> Entries
[BEGIN]
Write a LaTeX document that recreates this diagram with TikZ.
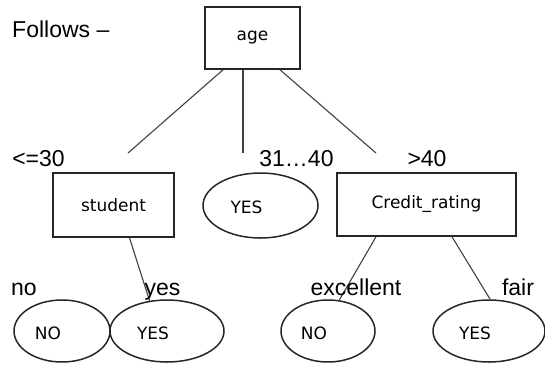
\documentclass[tikz,border=0pt]{standalone}
\usepackage{fontspec}
\setmainfont{Liberation Sans}
\newfontfamily\boxfont{DejaVu Sans}
\usetikzlibrary{shapes.geometric}

\begin{document}
\begin{tikzpicture}[x=1pt, y=-1pt, font=\fontsize{23}{27}\selectfont,
	test/.style={draw=black!85, line width=1.6pt, rectangle, inner sep=0pt, font=\boxfont\fontsize{17}{20}\selectfont},
	leaf/.style={draw=black!85, line width=1.5pt, ellipse, inner sep=0pt, minimum height=62pt},
	leaftext/.style={font=\boxfont\fontsize{17}{20}\selectfont, xshift=-14pt, yshift=-2pt},
	branch/.style={draw=black!75, line width=1.1pt},
	tag/.style={anchor=base, inner sep=0pt}]
	\useasboundingbox (0,0) rectangle (545,364);
	%title
	\node[anchor=base west, inner sep=0pt] (title) at (12,37) {Follows –};
	%tests
	\node[test, minimum width=95pt, minimum height=62pt] (age) at (252.5,38) {age};
	\node[test, minimum width=121pt, minimum height=64pt] (student) at (113.5,205) {student};
	\node[test, minimum width=179pt, minimum height=63pt] (credit) at (426.5,204.5) {Credit\_rating};
	%leaves
	\node[leaf, minimum width=115pt, minimum height=65pt, label={[leaftext]center:YES}] (mid) at (260.5,205.5) {};
	\node[leaf, minimum width=96pt, label={[leaftext]center:NO}] (no1) at (62,331) {};
	\node[leaf, minimum width=114pt, label={[leaftext]center:YES}] (yes1) at (167,331) {};
	\node[leaf, minimum width=94pt, label={[leaftext]center:NO}] (no2) at (328,331) {};
	\node[leaf, minimum width=112pt, label={[leaftext]center:YES}] (yes2) at (489,331) {};
	%branches
	\coordinate (c1) at (128,153);
	\coordinate (c2) at (243,153);
	\coordinate (c3) at (376,153);
	\draw[branch] ([xshift=-29.5pt]age.south) -- (c1);
	\draw[branch] ([xshift=-9.5pt]age.south) -- (c2);
	\draw[branch] ([xshift=27.5pt]age.south) -- (c3);
	\draw[branch] ([xshift=16pt]student.south) -- (yes1.120);
	\draw[branch] ([xshift=-50.5pt]credit.south) -- (no2.70);
	\draw[branch] ([xshift=25.5pt]credit.south) -- (yes2.88);
	%labels
	\node[tag] (le30) at (38.5,166) {<=30};
	\node[tag] (r3140) at (296.5,166) {31…40};
	\node[tag] (gt40) at (427,166) {>40};
	\node[tag] (lno) at (24,295) {no};
	\node[tag] (lyes) at (162.5,295) {yes};
	\node[tag] (lexc) at (356,295) {excellent};
	\node[tag] (lfair) at (518,295) {fair};
\end{tikzpicture}
\end{document}
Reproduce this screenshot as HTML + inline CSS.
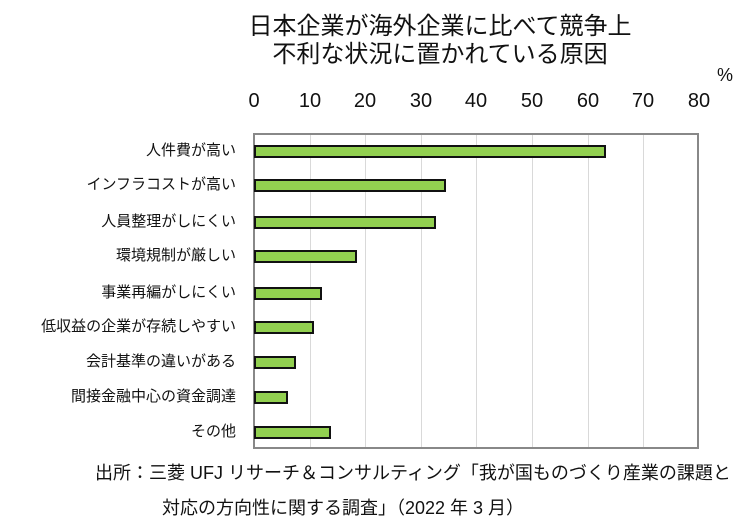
<!DOCTYPE html>
<html><head><meta charset="utf-8"><style>
body{margin:0;width:750px;height:530px;background:#fff;position:relative;overflow:hidden;font-family:"Liberation Sans","Noto Sans CJK JP",sans-serif;color:#111}
.t{position:absolute;white-space:nowrap}
.lab{position:absolute;right:514px;font-size:15px;line-height:16px;white-space:nowrap}
.tick{position:absolute;top:90px;font-size:20px;width:50px;text-align:center;margin-left:-25px}
.g{position:absolute;top:133px;height:316px;width:1px;background:#d9d9d9}
.bar{position:absolute;left:254px;height:13px;background:#92d050;border:2px solid #111;box-sizing:border-box}
</style></head><body>
<div class="t" style="left:0;width:880px;text-align:center;top:13px;font-size:24px;line-height:28px">日本企業が海外企業に比べて競争上<br>不利な状況に置かれている原因</div>
<div class="t" style="left:717px;top:65px;font-size:18px">%</div>
<div class="tick" style="left:254px">0</div><div class="tick" style="left:310px">10</div><div class="tick" style="left:365px">20</div><div class="tick" style="left:421px">30</div><div class="tick" style="left:476px">40</div><div class="tick" style="left:532px">50</div><div class="tick" style="left:588px">60</div><div class="tick" style="left:643px">70</div><div class="tick" style="left:699px">80</div>
<div class="g" style="left:310px"></div><div class="g" style="left:365px"></div><div class="g" style="left:421px"></div><div class="g" style="left:476px"></div><div class="g" style="left:532px"></div><div class="g" style="left:588px"></div><div class="g" style="left:643px"></div>
<div style="position:absolute;left:253px;top:133px;width:446px;height:316px;border:2px solid #888;box-sizing:border-box"></div>
<div class="bar" style="top:145px;width:352px"></div>
<div class="bar" style="top:179px;width:192px"></div>
<div class="bar" style="top:216px;width:182px"></div>
<div class="bar" style="top:250px;width:103px"></div>
<div class="bar" style="top:287px;width:68px"></div>
<div class="bar" style="top:321px;width:60px"></div>
<div class="bar" style="top:356px;width:42px"></div>
<div class="bar" style="top:391px;width:34px"></div>
<div class="bar" style="top:426px;width:77px"></div>
<div class="lab" style="top:143px">人件費が高い</div>
<div class="lab" style="top:177px">インフラコストが高い</div>
<div class="lab" style="top:214px">人員整理がしにくい</div>
<div class="lab" style="top:248px">環境規制が厳しい</div>
<div class="lab" style="top:285px">事業再編がしにくい</div>
<div class="lab" style="top:319px">低収益の企業が存続しやすい</div>
<div class="lab" style="top:354px">会計基準の違いがある</div>
<div class="lab" style="top:389px">間接金融中心の資金調達</div>
<div class="lab" style="top:424px">その他</div>
<div class="t" style="left:95px;top:459px;font-size:18px">出所：三菱 UFJ リサーチ＆コンサルティング「我が国ものづくり産業の課題と</div>
<div class="t" style="left:162px;top:494px;font-size:18px">対応の方向性に関する調査」（2022 年 3 月）</div>
</body></html>
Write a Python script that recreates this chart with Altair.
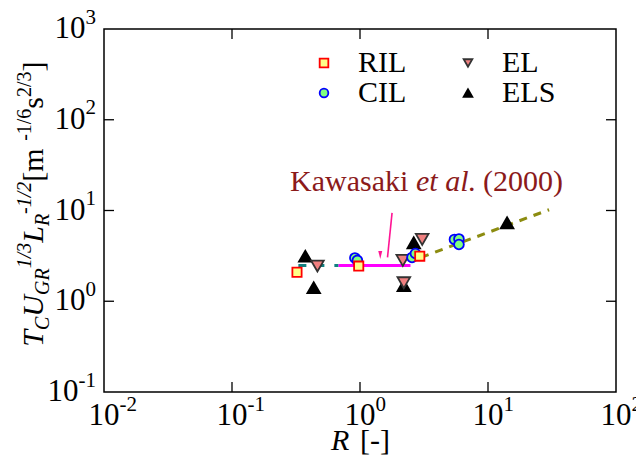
import altair as alt
import pandas as pd

FONT = "Liberation Serif"
W, H = 512, 363

# ---------------- data ----------------
series_order = ["RIL", "EL", "CIL", "ELS"]

ril_R = [0.322, 0.977, 2.93]
ril_Y = [2.09, 2.44, 3.14]
cil_R = [0.912, 0.954, 2.55, 2.71, 5.47, 5.93, 5.93]
cil_Y = [3.00, 2.82, 3.04, 3.36, 4.80, 4.86, 4.22]
el_R = [0.465, 2.16, 2.20, 3.06]
el_Y = [2.44, 2.82, 1.60, 4.80]
els_R = [0.374, 0.435, 2.63, 2.20, 14.1]
els_Y = [3.14, 1.41, 4.41, 1.49, 7.32]

kaw_solid_R = [0.68, 2.48]
kaw_solid_Y = [2.48, 2.48]
kaw_dash_R = [0.33, 0.68]
kaw_dash_Y = [2.48, 2.48]
trend_R = [3.0, 30.0]
trend_Y = [3.04, 10.2]
arrow_R = [1.78, 1.64]
arrow_Y = [9.43, 3.04]
arrowhead_R = [1.44]
arrowhead_Y = [3.24]

x_ticks = [0.01, 0.1, 1, 10, 100]
x_exps = ["-2", "-1", "0", "1", "2"]
y_ticks = [0.1, 1, 10, 100, 1000]
y_exps = ["-1", "0", "1", "2", "3"]

# ---------------- scales ----------------
xs = alt.Scale(type="log", domain=[0.01, 100], nice=False)
ys = alt.Scale(type="log", domain=[0.1, 1000], nice=False)


def XQ(f):
    return alt.X(f + ":Q", scale=xs, axis=None)


def YQ(f):
    return alt.Y(f + ":Q", scale=ys, axis=None)


def line_layer(R, Y, **kw):
    df = pd.DataFrame({"R": R, "Y": Y})
    return alt.Chart(df).mark_line(**kw).encode(x=XQ("R"), y=YQ("Y"))


layers = []
layers.append(line_layer(kaw_dash_R, kaw_dash_Y, color="#108080", strokeWidth=3, strokeDash=[8, 10]))
layers.append(line_layer(kaw_solid_R, kaw_solid_Y, color="#FF00FF", strokeWidth=3))
layers.append(line_layer(trend_R, trend_Y, color="#8C8C10", strokeWidth=3, strokeDash=[8, 7]))
layers.append(line_layer(arrow_R, arrow_Y, color="#FF1493", strokeWidth=1.6))
layers.append(
    alt.Chart(pd.DataFrame({"R": arrowhead_R, "Y": arrowhead_Y}))
    .mark_point(shape="M-0.5,-1L0.5,-1L0,1Z", filled=True, color="#FF1493", size=64, opacity=1)
    .encode(x=XQ("R"), y=YQ("Y"))
)

# points: one layer per series (drawing order ELS, EL, CIL, RIL), shared legend
leg = alt.Legend(
    orient="none", legendX=205, legendY=19, columns=2, title=None, direction="horizontal",
    labelFont=FONT, labelFontSize=30, labelColor="black", labelOffset=19,
    symbolSize=75, symbolStrokeWidth=1.8, columnPadding=46, rowPadding=-1.5,
)
shape_sc = alt.Scale(domain=series_order, range=["square", "triangle-down", "circle", "triangle-up"])
fill_sc = alt.Scale(domain=series_order, range=["#FFFF88", "#F08080", "#80FF80", "#000000"])
stroke_sc = alt.Scale(domain=series_order, range=["#FF0000", "#333333", "#0000FF", "#000000"])
sizes = {"RIL": 85, "EL": 160, "CIL": 95, "ELS": 160}

for name, R, Y in [("ELS", els_R, els_Y), ("EL", el_R, el_Y), ("CIL", cil_R, cil_Y), ("RIL", ril_R, ril_Y)]:
    df = pd.DataFrame({"series": [name] * len(R), "R": R, "Y": Y})
    layers.append(
        alt.Chart(df).mark_point(opacity=1, strokeWidth=1.8, size=sizes[name]).encode(
            x=XQ("R"), y=YQ("Y"),
            shape=alt.Shape("series:N", scale=shape_sc, legend=leg),
            fill=alt.Fill("series:N", scale=fill_sc, legend=leg),
            stroke=alt.Stroke("series:N", scale=stroke_sc, legend=leg),
        )
    )

# ---------------- inward ticks ----------------
xt = pd.DataFrame({"v": x_ticks[1:-1]})
yt = pd.DataFrame({"v": y_ticks[1:-1]})
TL = 10
rule = dict(color="black", strokeWidth=1.3)
layers.append(alt.Chart(xt).mark_rule(**rule).encode(x=XQ("v"), y=alt.value(H), y2=alt.value(H - TL)))
layers.append(alt.Chart(xt).mark_rule(**rule).encode(x=XQ("v"), y=alt.value(0), y2=alt.value(TL)))
layers.append(alt.Chart(yt).mark_rule(**rule).encode(y=YQ("v"), x=alt.value(0), x2=alt.value(TL)))
layers.append(alt.Chart(yt).mark_rule(**rule).encode(y=YQ("v"), x=alt.value(W), x2=alt.value(W - TL)))

# ---------------- tick labels ----------------
BIG, SMALL = 31, 21
xl = pd.DataFrame({"v": x_ticks, "e": x_exps})
layers.append(
    alt.Chart(xl).mark_text(font=FONT, fontSize=BIG, align="center", baseline="alphabetic", color="black")
    .encode(x=XQ("v"), y=alt.value(H + 33), text=alt.value("10"))
)
layers.append(
    alt.Chart(xl).mark_text(font=FONT, fontSize=SMALL, align="left", baseline="alphabetic", dx=15.5, color="black")
    .encode(x=XQ("v"), y=alt.value(H + 19), text="e:N")
)
for v, e in zip(y_ticks, y_exps):
    d = pd.DataFrame({"v": [v], "e": [e]})
    ew = SMALL * (0.5 * sum(c.isdigit() for c in e) + 0.333 * e.count("-"))
    layers.append(
        alt.Chart(d).mark_text(font=FONT, fontSize=SMALL, align="right", baseline="alphabetic", dy=-5.5, color="black")
        .encode(y=YQ("v"), x=alt.value(-8), text="e:N")
    )
    layers.append(
        alt.Chart(d).mark_text(font=FONT, fontSize=BIG, align="right", baseline="alphabetic", dy=9, color="black")
        .encode(y=YQ("v"), x=alt.value(-8 - ew), text=alt.value("10"))
    )

# ---------------- axis titles ----------------
layers.append(
    alt.Chart(pd.DataFrame({"t": ["R"]})).mark_text(font=FONT, fontSize=30, fontStyle="italic", align="left",
                                                     baseline="alphabetic", color="black")
    .encode(x=alt.value(227), y=alt.value(421), text="t:N")
)
layers.append(
    alt.Chart(pd.DataFrame({"t": ["[-]"]})).mark_text(font=FONT, fontSize=30, align="left",
                                                       baseline="alphabetic", color="black")
    .encode(x=alt.value(256), y=alt.value(421), text="t:N")
)

WID = {
    (False, "0"): .5, (False, "1"): .5, (False, "2"): .5, (False, "3"): .5, (False, "6"): .5,
    (False, "/"): .278, (False, "-"): .333, (False, "["): .333, (False, "]"): .333,
    (False, "m"): .778, (False, "s"): .389, (False, " "): .25,
    (True, "T"): .556, (True, "C"): .667, (True, "U"): .722, (True, "G"): .722, (True, "R"): .611,
    (True, "L"): .556, (True, "1"): .5, (True, "2"): .5, (True, "3"): .5, (True, "/"): .278, (True, "-"): .333,
}
MAIN, SUBSZ = 30, 20
pieces = [
    ("T", True, "main"), ("C", True, "sub"), ("U", True, "main"), ("GR", True, "sub"),
    ("1/3", True, "sup"), ("L", True, "main"), ("R", True, "sub"), ("-1/2", True, "sup"),
    (" [m", False, "main"), ("-1/6", False, "sup"), ("s", False, "main"), ("2/3", False, "sup"),
    ("]", False, "main"),
]
base_x = {"main": -61, "sub": -55, "sup": -73}
ypos = 317.7
for txt, it, kind in pieces:
    fs = MAIN if kind == "main" else SUBSZ
    w = fs * sum(WID[(it, c)] for c in txt)
    kw = dict(font=FONT, fontSize=fs, angle=270, align="left", baseline="alphabetic", color="black")
    if it:
        kw["fontStyle"] = "italic"
    layers.append(
        alt.Chart(pd.DataFrame({"t": [txt]})).mark_text(**kw)
        .encode(x=alt.value(base_x[kind]), y=alt.value(ypos), text="t:N")
    )
    ypos -= w

# ---------------- annotation ----------------
ann = [("Kawasaki", False, 186), ("et al", True, 312), (". (2000)", False, 364)]
for txt, it, xp in ann:
    kw = dict(font=FONT, fontSize=30, align="left", baseline="alphabetic", color="#8B1A1A")
    if it:
        kw["fontStyle"] = "italic"
    layers.append(
        alt.Chart(pd.DataFrame({"t": [txt]})).mark_text(**kw)
        .encode(x=alt.value(xp), y=alt.value(162.4), text="t:N")
    )

chart = (
    alt.layer(*layers)
    .properties(width=W, height=H, autosize=alt.AutoSizeParams(type="none"),
                padding={"left": 96, "top": 21, "right": 20, "bottom": 64})
    .configure_view(stroke="black", strokeWidth=1.5)
)

chart.save("out.html", embed_options={"renderer": "svg", "actions": False})
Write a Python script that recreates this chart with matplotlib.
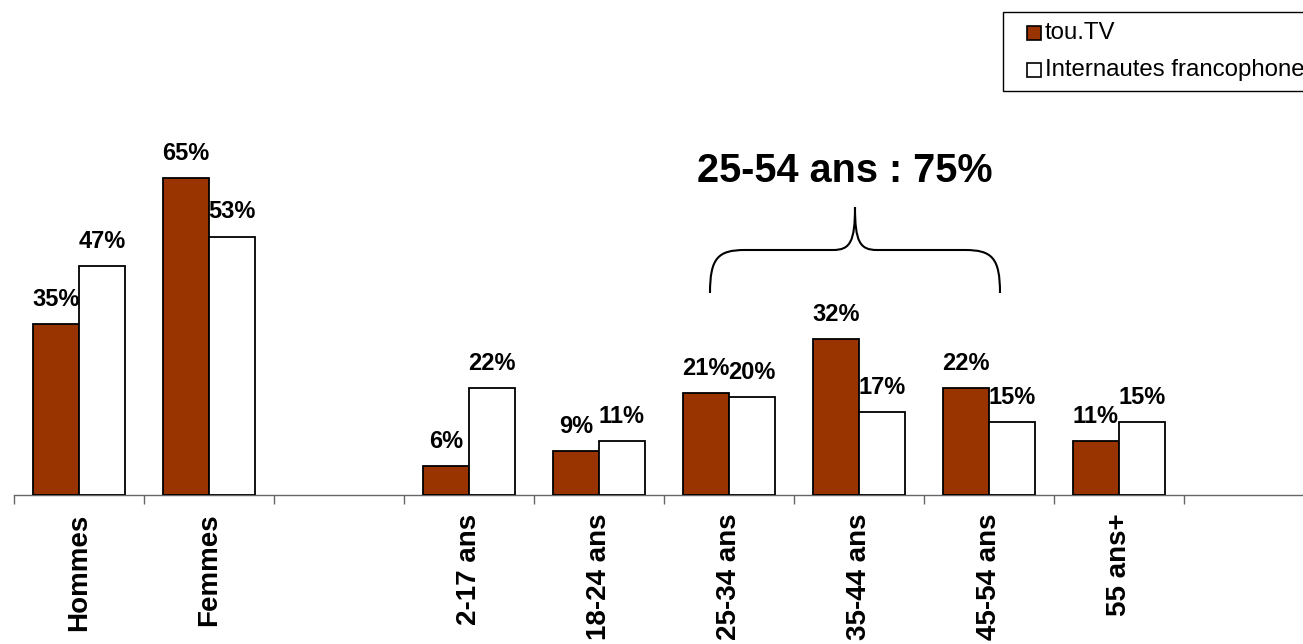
[END]
Repeat only the lines running from "Write a Python script that recreates this chart with Altair." to "domain=[0.1, 1000], nice=False)", ends included, and leave the pictures out.

Write a Python script that recreates this chart with Altair.
import altair as alt
import pandas as pd

FONT = "Liberation Serif"
W, H = 512, 363

# ---------------- data ----------------
series_order = ["RIL", "EL", "CIL", "ELS"]

ril_R = [0.322, 0.977, 2.93]
ril_Y = [2.09, 2.44, 3.14]
cil_R = [0.912, 0.954, 2.55, 2.71, 5.47, 5.93, 5.93]
cil_Y = [3.00, 2.82, 3.04, 3.36, 4.80, 4.86, 4.22]
el_R = [0.465, 2.16, 2.20, 3.06]
el_Y = [2.44, 2.82, 1.60, 4.80]
els_R = [0.374, 0.435, 2.63, 2.20, 14.1]
els_Y = [3.14, 1.41, 4.41, 1.49, 7.32]

kaw_solid_R = [0.68, 2.48]
kaw_solid_Y = [2.48, 2.48]
kaw_dash_R = [0.33, 0.68]
kaw_dash_Y = [2.48, 2.48]
trend_R = [3.0, 30.0]
trend_Y = [3.04, 10.2]
arrow_R = [1.78, 1.64]
arrow_Y = [9.43, 3.04]
arrowhead_R = [1.44]
arrowhead_Y = [3.24]

x_ticks = [0.01, 0.1, 1, 10, 100]
x_exps = ["-2", "-1", "0", "1", "2"]
y_ticks = [0.1, 1, 10, 100, 1000]
y_exps = ["-1", "0", "1", "2", "3"]

# ---------------- scales ----------------
xs = alt.Scale(type="log", domain=[0.01, 100], nice=False)
ys = alt.Scale(type="log", domain=[0.1, 1000], nice=False)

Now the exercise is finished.